Spin Transport Studies of Nanoscaled Ferromagnetic Tunneling Devices

Abstract: This thesis presents spin transport studies of ferromagnetic nano-scaled tunneling devices fabricated by atomic force microscopy (AFM) and electron beam lithography (EBL). The thesis covers three main topics: The first topic is a study of spin accumulation (relaxation) in Au nano-structures using Ni/Au/Ni ferromagnetic single electron transistors (F-SETs). A Ni/Au/Ni F-SET with a single central Au nanodisk is fabricated using AFM manipulation. From the magnetotransport measurements on the devices, we conclude that spin accumulation in the Au nanostructure is below the detection limit due to fast spin relaxation. From comparison with results of theoretical modeling, we deduce an upper bound of 4 ns for the spin-relaxation time in a Au island with dimensions of a few tens of nanometers. The second topic deals with a magnetoresistance (MR) study of Co/Ni/Co F-SETs defined by EBL. We observe two main interesting results from the measurements: a large negative onset of the MR signal and a rapid decrease of the TMR with increasing bias.
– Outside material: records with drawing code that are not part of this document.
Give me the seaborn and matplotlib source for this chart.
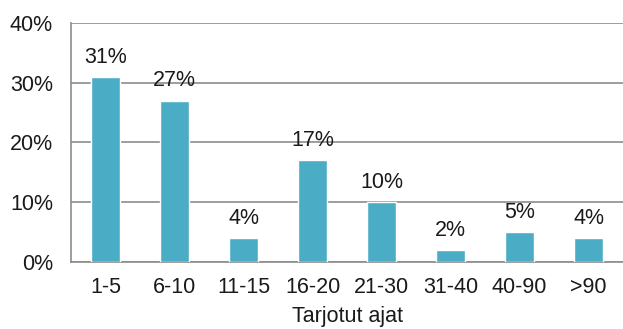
import matplotlib
matplotlib.use("Agg")
import matplotlib.pyplot as plt
import seaborn as sns
import pandas as pd
from matplotlib.ticker import FuncFormatter, MultipleLocator

categories = ["1-5", "6-10", "11-15", "16-20", "21-30", "31-40", "40-90", ">90"]
values = [31, 27, 4, 17, 10, 2, 5, 4]
xlabel = "Tarjotut ajat"

sns.set_theme(style="white")
plt.rcParams['font.family'] = ['Liberation Sans', 'DejaVu Sans']

df = pd.DataFrame({"cat": categories, "val": values})

fig = plt.figure(figsize=(6.23, 3.29), dpi=100)
ax = fig.add_axes([0.114, 0.204, 0.886, 0.726])
sns.barplot(data=df, x="cat", y="val", color="#4BACC6", width=0.41, saturation=1, ax=ax, zorder=3)

grey = "#8c8c8c"
fs = 15.5
ax.set_ylim(0, 40)
ax.set_xlim(-0.5, len(categories) - 0.5)
ax.yaxis.set_major_locator(MultipleLocator(10))
ax.yaxis.set_major_formatter(FuncFormatter(lambda v, p: f"{int(v)}%"))
ax.grid(axis="y", color=grey, linewidth=1.2, zorder=0)
ax.set_axisbelow(True)
for s in ["top", "right"]:
    ax.spines[s].set_visible(False)
for s in ["left", "bottom"]:
    ax.spines[s].set_color(grey)
    ax.spines[s].set_linewidth(1.2)

ax.tick_params(axis="y", which="major", direction="out", length=6, width=1.2,
               colors=grey, labelcolor="#1a1a1a", labelsize=fs, pad=7)
ax.set_xticks(range(len(categories)))
ax.set_xticklabels(categories)
ax.tick_params(axis="x", which="major", length=0, labelsize=fs, pad=11, labelcolor="#1a1a1a")
ax.set_xticks([i + 0.5 for i in range(-1, len(categories))], minor=True)
ax.tick_params(axis="x", which="minor", direction="out", length=5, color=grey, width=1.2)

for i, v in enumerate(values):
    ax.text(i, v + 3.3, f"{v}%", ha="center", va="center", fontsize=fs, color="#1a1a1a")

ax.set_xlabel(xlabel, fontsize=fs, labelpad=6, color="#1a1a1a")
ax.set_ylabel("")

fig.savefig("out.png", dpi=100)
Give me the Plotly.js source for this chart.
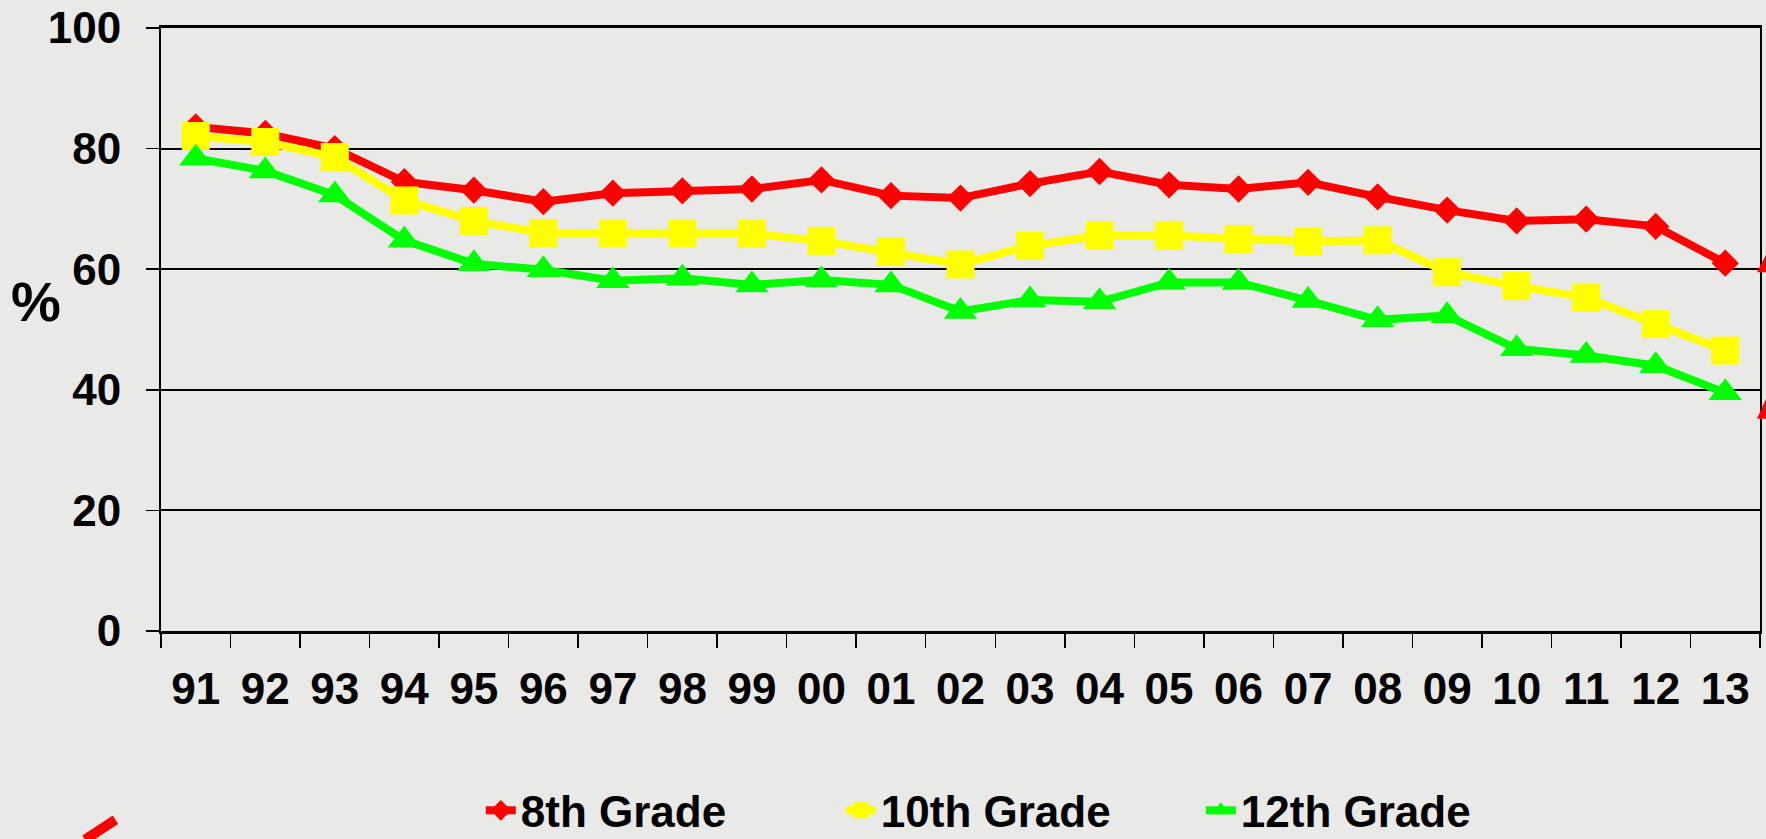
<!DOCTYPE html>
<html>
<head>
<meta charset="utf-8">
<script src="https://cdn.plot.ly/plotly-3.0.1.min.js"></script>
<style>
  html, body { margin: 0; padding: 0; background: #e9e9e7; }
  #chart { width: 1766px; height: 839px; }
</style>
</head>
<body>
<div id="chart"></div>
<script>
const years = ['91','92','93','94','95','96','97','98','99','00','01','02','03','04','05','06','07','08','09','10','11','12','13'];
const grade8  = [83.6, 82.5, 80.0, 74.5, 73.1, 71.2, 72.6, 73.0, 73.3, 74.8, 72.2, 71.8, 74.2, 76.2, 74.0, 73.3, 74.4, 72.0, 69.8, 68.0, 68.3, 67.1, 61.0];
const grade10 = [82.1, 81.1, 78.6, 71.4, 68.0, 66.0, 65.9, 65.9, 65.9, 64.7, 62.9, 60.8, 63.9, 65.6, 65.6, 65.0, 64.6, 64.8, 59.5, 57.2, 55.3, 50.9, 46.5];
const grade12 = [78.4, 76.3, 72.3, 64.8, 60.9, 59.9, 58.1, 58.5, 57.4, 58.2, 57.4, 53.0, 54.9, 54.6, 57.8, 57.8, 54.8, 51.6, 52.3, 46.8, 45.7, 44.0, 39.5];
const seriesNames = ['8th Grade', '10th Grade', '12th Grade'];
const yTicks = [0, 20, 40, 60, 80, 100];

const FONT = 'Liberation Sans, Arial, Helvetica, sans-serif';

const traces = [
  {x: years, y: grade8, name: seriesNames[0], type: 'scatter', mode: 'lines+markers',
   line: {color: '#ff0000', width: 8}, marker: {symbol: 'diamond', size: 21, color: '#ff0000'}},
  {x: years, y: grade10, name: seriesNames[1], type: 'scatter', mode: 'lines+markers',
   line: {color: '#ffff00', width: 8}, marker: {symbol: 'square', size: 28, color: '#ffff00'}},
  {x: years, y: grade12, name: seriesNames[2], type: 'scatter', mode: 'lines+markers',
   line: {color: '#00ff00', width: 8}, marker: {symbol: 'triangle-up', size: 29, color: '#00ff00'}}
];

const layout = {
  width: 1766, height: 839,
  margin: {l: 161, r: 6, t: 28, b: 208, autoexpand: false},
  paper_bgcolor: 'rgba(0,0,0,0)',
  plot_bgcolor: 'rgba(0,0,0,0)',
  font: {family: FONT, size: 44, color: '#000', weight: 'bold'},
  showlegend: true,
  legend: {
    orientation: 'h', x: 0.200, xanchor: 'left', y: -0.298, yanchor: 'middle',
    font: {family: FONT, size: 44, color: '#000', weight: 'bold'},
    entrywidth: 315, entrywidthmode: 'pixels',
    bgcolor: 'rgba(0,0,0,0)', itemwidth: 30
  },
  xaxis: {
    type: 'category', range: [-0.5, 22.5], fixedrange: true,
    tickson: 'boundaries', ticks: 'outside', ticklen: 14, tickwidth: 1.5, tickcolor: '#000',
    showline: true, linecolor: '#000', linewidth: 3, mirror: true,
    showgrid: false, zeroline: false,
    tickfont: {family: FONT, size: 44, color: '#000', weight: 'bold'},
    ticklabelstandoff: 17
  },
  yaxis: {
    range: [0, 100], tickvals: yTicks, ticktext: yTicks.map(String), fixedrange: true,
    ticks: 'outside', ticklen: 13, tickwidth: 1.5, tickcolor: '#000',
    showline: true, linecolor: '#000', linewidth: 2, mirror: true,
    showgrid: true, gridcolor: '#000', gridwidth: 2, zeroline: false,
    tickfont: {family: FONT, size: 44, color: '#000', weight: 'bold'},
    ticklabelstandoff: 16
  },
  annotations: [
    {text: '%', xref: 'paper', yref: 'paper', x: -0.078, y: 0.546, xanchor: 'center', yanchor: 'middle',
     showarrow: false, font: {family: FONT, size: 56, color: '#000', weight: 'bold'}}
  ],
  shapes: [
    {type: 'line', xref: 'paper', yref: 'paper', x0: -0.0475, y0: -0.346, x1: -0.0285, y1: -0.313,
     line: {color: '#ff0000', width: 10}},
    {type: 'path', xref: 'paper', yref: 'paper',
     path: 'M 0.9981 0.595 L 1.0038 0.624 L 1.0038 0.595 Z', fillcolor: '#ff0000', line: {width: 0}},
    {type: 'path', xref: 'paper', yref: 'paper',
     path: 'M 0.9981 0.352 L 1.0038 0.385 L 1.0038 0.352 Z', fillcolor: '#ff0000', line: {width: 0}}
  ]
};

Plotly.newPlot('chart', traces, layout, {displayModeBar: false, staticPlot: true});
</script>
</body>
</html>
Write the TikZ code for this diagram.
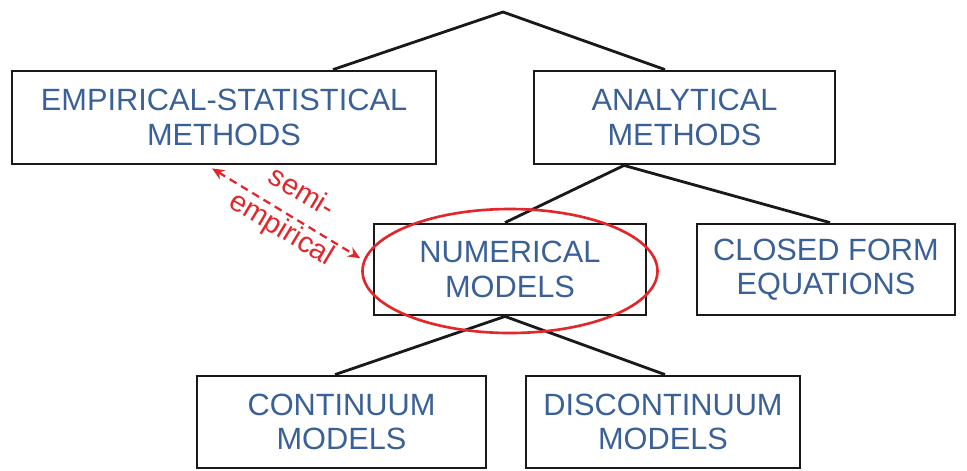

The former one can be related to the special geometry design of our devices, while the latter one can tentatively be ascribed to magnon excitations in the central Ni island. The third topic concerns a tunneling anisotropic magnetoresistance -(TAMR) effect observed in Co/AlOx/Au tunnel junctions. We find an increase (decrease) in the MR signal when the magnetization direction of the Co electrode is parallel (perpendicular) to the current direction. We attribute this novel phenomenon to a spin-orbit interaction (SOI) induced asymmetrical mixing of spin-up and spin-down states in the 3d bands. The TAMR decreases very sharply with increasing temperature, indicating a very fast drop-off of the SOI induced tunneling DOS anisotropy.